Before passing from the subject of the new tariff, let us observe, that the suddenness and vastness of its changes (some of which we consider to be of questionable propriety) for a time unavoidably deranged mercantile operations; and in doing so, as necessarily produced many cases of individual dissatisfaction and distress. Some of the persons thus situated angrily quitted the Conservative ranks for those of the Opposition; others, for a position of mortified neutrality: but we believe that many more, notwithstanding this sharp trial of their constancy, remained true to their principles, faithful to their party, and are now rewarded by seeing things coming rapidly round again, while unvarying and complete success has attended every other branch of the policy of Ministers. We know a good deal of the real state of opinion among the mercantile classes of the City of London; and believe we correctly represent it averse to further changes in our tariff-system, and coincident with the views expressed by Mr Baring in his address to the electors, when he deprecated "a constant change, unsettling men's minds, baffling all combinations, destroying all calculations, paralysing trade, and continuing the stagnation from which we are recovering;" and declared his belief "that the minister who applies the principles of free-trade with the most caution, deliberation, and judgment, is the statesman who merits the confidence of the commercial world." We now, however, quit the subject—interesting, indeed, and all-important—of the tariff, with the deliberate expression of our opinion, that it is, taken as a whole, a very bold, masterly, and successful stroke of policy. Now for the NEW CORN-LAW.
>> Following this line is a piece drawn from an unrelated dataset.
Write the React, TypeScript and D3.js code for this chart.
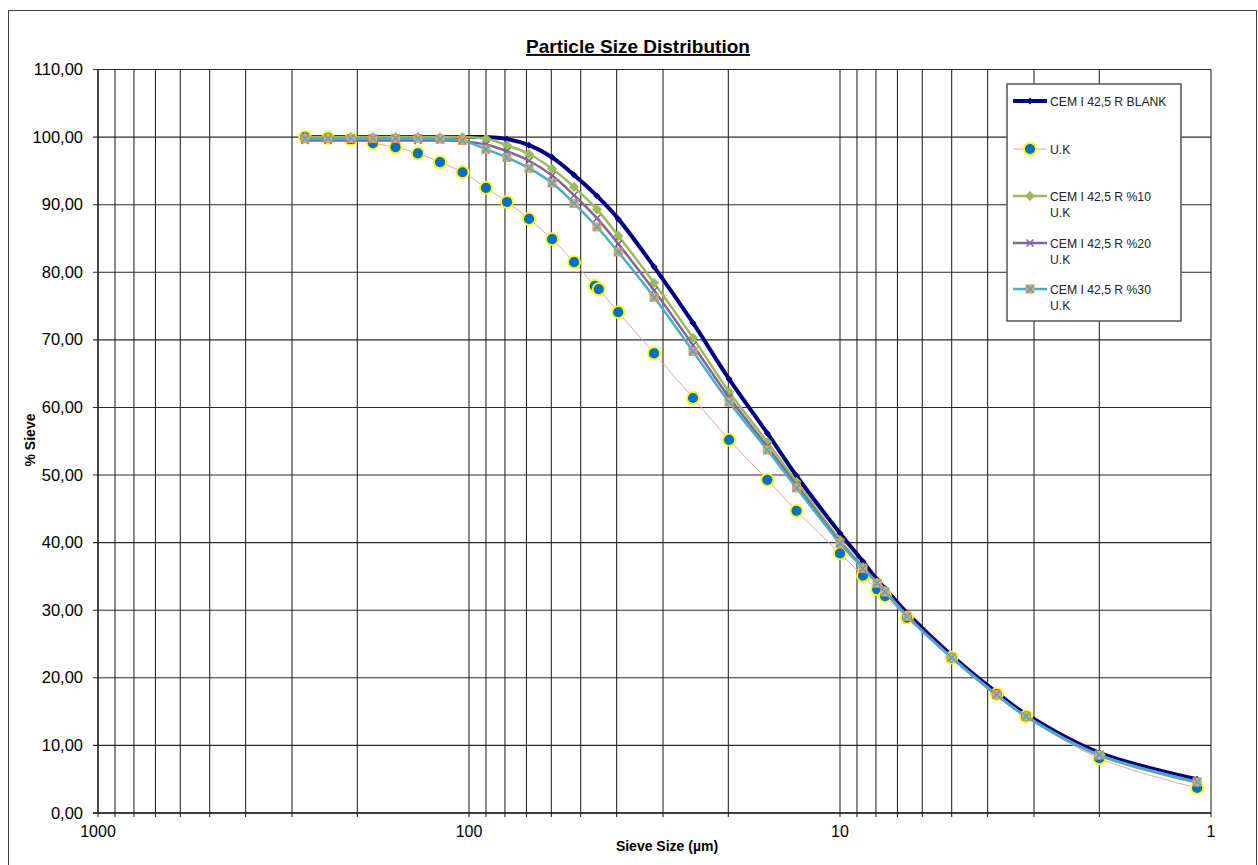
import React from "react";
import * as d3 from "d3";

// sieve sizes (µm)
const sizesCem = [276.7, 239.9, 208, 181.5, 157.8, 137.3, 119.7, 104.1, 90, 79, 68.9, 59.7, 52.1, 45.2, 39.6, 31.7, 24.9, 19.9, 15.7, 13.1, 10, 8.67, 7.94, 7.56, 6.6, 5.0, 3.78, 3.15, 2.0, 1.09];
const sizesUk = [276.7, 239.9, 208, 181.5, 157.8, 137.3, 119.7, 104.1, 90, 79, 68.9, 59.7, 52.1, 45.8, 44.7, 39.6, 31.7, 24.9, 19.9, 15.7, 13.1, 10, 8.67, 7.94, 7.56, 6.6, 5.0, 3.78, 3.15, 2.0, 1.09];

const blank = [100, 100, 100, 100, 100, 100, 100, 100, 100, 99.7, 98.8, 97.0, 94.4, 91.3, 87.9, 80.8, 72.5, 64.2, 56.2, 49.9, 41.4, 37.2, 34.5, 33.2, 29.6, 23.3, 17.8, 14.6, 8.9, 5.0];
const uk = [100, 99.9, 99.7, 99.1, 98.5, 97.6, 96.3, 94.8, 92.5, 90.4, 87.9, 84.9, 81.5, 78.0, 77.5, 74.1, 68.0, 61.4, 55.2, 49.3, 44.7, 38.4, 35.1, 33.1, 32.1, 28.9, 23.0, 17.6, 14.3, 8.1, 3.7];
const uk10 = [100, 100, 100, 100, 100, 100, 100, 100, 99.8, 98.8, 97.5, 95.3, 92.6, 89.3, 85.4, 78.4, 70.3, 62.3, 54.9, 49.0, 40.4, 36.4, 34.1, 32.9, 29.2, 23.0, 17.4, 14.3, 8.5, 4.5];
const uk20 = [99.5, 99.5, 99.5, 99.5, 99.5, 99.5, 99.5, 99.4, 98.9, 97.9, 96.5, 94.3, 91.4, 88.0, 84.2, 77.3, 69.2, 61.5, 54.2, 48.5, 40.1, 36.3, 34.0, 32.8, 29.2, 23.0, 17.5, 14.3, 8.6, 4.6];
const uk30 = [99.8, 99.8, 99.8, 99.8, 99.8, 99.8, 99.7, 99.5, 98.2, 97.0, 95.4, 93.2, 90.2, 86.7, 83.0, 76.3, 68.3, 60.8, 53.7, 48.1, 39.9, 36.2, 34.0, 32.7, 29.1, 23.0, 17.5, 14.3, 8.6, 4.6];

const yTicks = d3.range(0, 111, 10);
const xLabels = [1000, 100, 10, 1];
const legendNames = [["CEM I 42,5 R BLANK"], ["U.K"], ["CEM I 42,5 R %10", "U.K"], ["CEM I 42,5 R %20", "U.K"], ["CEM I 42,5 R %30", "U.K"]];

const font = "'Liberation Sans', Arial, sans-serif";

function Marker({ kind, x, y }: { kind: string; x: number; y: number }) {
  if (kind === "blank")
    return <path d={`M${x},${y - 3.5}L${x + 3.5},${y}L${x},${y + 3.5}L${x - 3.5},${y}Z`} fill="#000080" />;
  if (kind === "uk")
    return <circle cx={x} cy={y} r={6} fill="#0070c0" stroke="#ffff00" strokeWidth={1.8} />;
  if (kind === "uk10")
    return <path d={`M${x},${y - 5}L${x + 5},${y}L${x},${y + 5}L${x - 5},${y}Z`} fill="#9bbb59" />;
  if (kind === "uk20")
    return <path d={`M${x - 3.5},${y - 3.5}L${x + 3.5},${y + 3.5}M${x + 3.5},${y - 3.5}L${x - 3.5},${y + 3.5}`} stroke="#8064a2" strokeWidth={1.6} />;
  return (
    <g>
      <rect x={x - 4} y={y - 4} width={8} height={8} fill="#e9a878" stroke="#f79646" strokeWidth={1} />
      <path d={`M${x - 3.5},${y - 3.5}L${x + 3.5},${y + 3.5}M${x + 3.5},${y - 3.5}L${x - 3.5},${y + 3.5}`} stroke="#4bacc6" strokeWidth={1.8} />
    </g>
  );
}

export default function App() {
  const W = 1258, H = 865;
  const x = d3.scaleLog().domain([1000, 1]).range([98, 1211]);
  const y = d3.scaleLinear().domain([0, 110]).range([813, 69.5]);

  const gridX: number[] = [];
  for (let dec = 1; dec <= 100; dec *= 10) for (let m = 1; m <= 9; m++) gridX.push(m * dec);
  gridX.push(1000);

  const line = d3.line<[number, number]>()
    .x(d => x(d[0]))
    .y(d => y(d[1]))
    .curve(d3.curveCatmullRom.alpha(0.5));

  const series = [
    { kind: "blank", sizes: sizesCem, vals: blank, color: "#000080", width: 4 },
    { kind: "uk", sizes: sizesUk, vals: uk, color: "#f2a0a0", width: 1 },
    { kind: "uk10", sizes: sizesCem, vals: uk10, color: "#9bbb59", width: 2.5 },
    { kind: "uk20", sizes: sizesCem, vals: uk20, color: "#8064a2", width: 2.5 },
    { kind: "uk30", sizes: sizesCem, vals: uk30, color: "#4bacc6", width: 2.5 },
  ];

  const legY = [101, 149, 196, 243, 289];

  return (
    <svg width={W} height={H} style={{ position: "absolute", left: 0, top: 0, background: "#fff" }} fontFamily={font}>
      <rect x={8.5} y={10.5} width={1248} height={900} fill="#fff" stroke="#404040" strokeWidth={1} />
      <text x={638} y={53} textAnchor="middle" fontSize={19} fontWeight="bold" textDecoration="underline">Particle Size Distribution</text>

      {/* grid */}
      {yTicks.map(t => (
        <g key={"y" + t}>
          <line x1={93} x2={1211} y1={y(t)} y2={y(t)} stroke="#2a2a2a" strokeWidth={1.1} />
          <text x={83} y={y(t) + 5.5} textAnchor="end" fontSize={16.5}>{d3.format(".2f")(t).replace(".", ",")}</text>
        </g>
      ))}
      {gridX.map(v => (
        <line key={"x" + v} x1={x(v)} x2={x(v)} y1={y(110)} y2={y(0) + 4} stroke="#2a2a2a" strokeWidth={1.1} />
      ))}
      <line x1={98} x2={98} y1={y(110)} y2={y(0)} stroke="#222" strokeWidth={1.3} />
      <line x1={93} x2={1211} y1={y(0)} y2={y(0)} stroke="#222" strokeWidth={1.3} />
      {xLabels.map(v => (
        <text key={"xl" + v} x={x(v)} y={837} textAnchor="middle" fontSize={16}>{v}</text>
      ))}

      {/* series */}
      {series.map(s => {
        const pts = s.sizes.map((d, i) => [d, s.vals[i]] as [number, number]);
        return (
          <g key={s.kind}>
            <path d={line(pts) || ""} fill="none" stroke={s.color} strokeWidth={s.width} />
            {pts.map((p, i) => <Marker key={i} kind={s.kind} x={x(p[0])} y={y(p[1])} />)}
          </g>
        );
      })}

      {/* legend */}
      <rect x={1007} y={84} width={174} height={237} fill="#fff" stroke="#555" strokeWidth={1.5} />
      {series.map((s, i) => (
        <g key={"lg" + i}>
          <line x1={1013} x2={1047} y1={legY[i]} y2={legY[i]} stroke={s.color} strokeWidth={s.width} />
          <Marker kind={s.kind} x={1030} y={legY[i]} />
          {legendNames[i].map((t, j) => (
            <text key={j} x={1050} y={legY[i] + 4.5 + j * 16} fontSize={12.2} fill="#222">{t}</text>
          ))}
        </g>
      ))}

      <text transform="translate(35,440) rotate(-90)" textAnchor="middle" fontSize={14} fontWeight="bold">% Sieve</text>
      <text x={667} y={851} textAnchor="middle" fontSize={14} fontWeight="bold">Sieve Size (µm)</text>
    </svg>
  );
}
But how shall we deal with a topic with which the public has been so utterly sickened by the people calling themselves "The Anti-corn-law League?" We do not, nevertheless, despair of securing the attention of our readers to the few observations which we have to offer upon a subject which, however hackneyed, is one of paramount importance. We are satisfied that nine out of every ten even of newspaper readers turn with disgust from the columns headed "Anti-corn-law League," "Doings of the League," "Great Meeting of the Anti-corn-law League," and so forth; and, (making every allowance for the exigencies occasioned by the dearth of topics while Parliament is not sitting,) we are exceedingly surprised, that the great London newspapers should inflict upon their readers so much of the slang and drivel of the gentry in question. In the due prosecution of our subject, we cannot avoid the topic of the new corn-law, even were we so disposed; and we shall at once proceed to our task, with two objects in view—to vindicate the course pursued by Sir Robert Peel, and set forth, briefly and distinctly, those truly admirable qualities of the existing Corn-laws, which are either most imprudently misrepresented, or artfully kept out of view, by those who are now making such desperate efforts to overthrow it. "Mark how a plain tale shall set them down!"
Whether foreign corn should be admitted into this country on payment of fluctuating duties, or a fixed duty, or free of all duties, are obviously questions of the highest importance, involving extensive and complicated considerations. Sir Robert Peel, Lord John Russell, and the persons banded together under the name of "The Anti-corn-law League," may be taken as representing the classes of opinion which would respectively answer these three questions in the affirmative. All of them appealed to the nation at large on the last general election. The form in which the question was proposed to the country, it fell to the lot of the advocates of a fixed duty to prescribe, and they shaped it thus in the Queen's speech:—
"It will be for you to determine whether the corn-laws do not aggravate the natural fluctuations of supply; whether they do not embarrass trade, derange currency, and, by their operation, diminish the comforts and increase the privations of the great body of the community."
To this question the country returned a deliberate and peremptory answer in the NEGATIVE; expressing thereby its will, that the existing system, which admits foreign corn on payment of fluctuating duties, should continue. The country thus adopted the opinions of Sir Robert Peel, rejected those of Lord John Russell, and utterly scouted those of the "Anti-corn-law League," in spite of all their frantic exertions.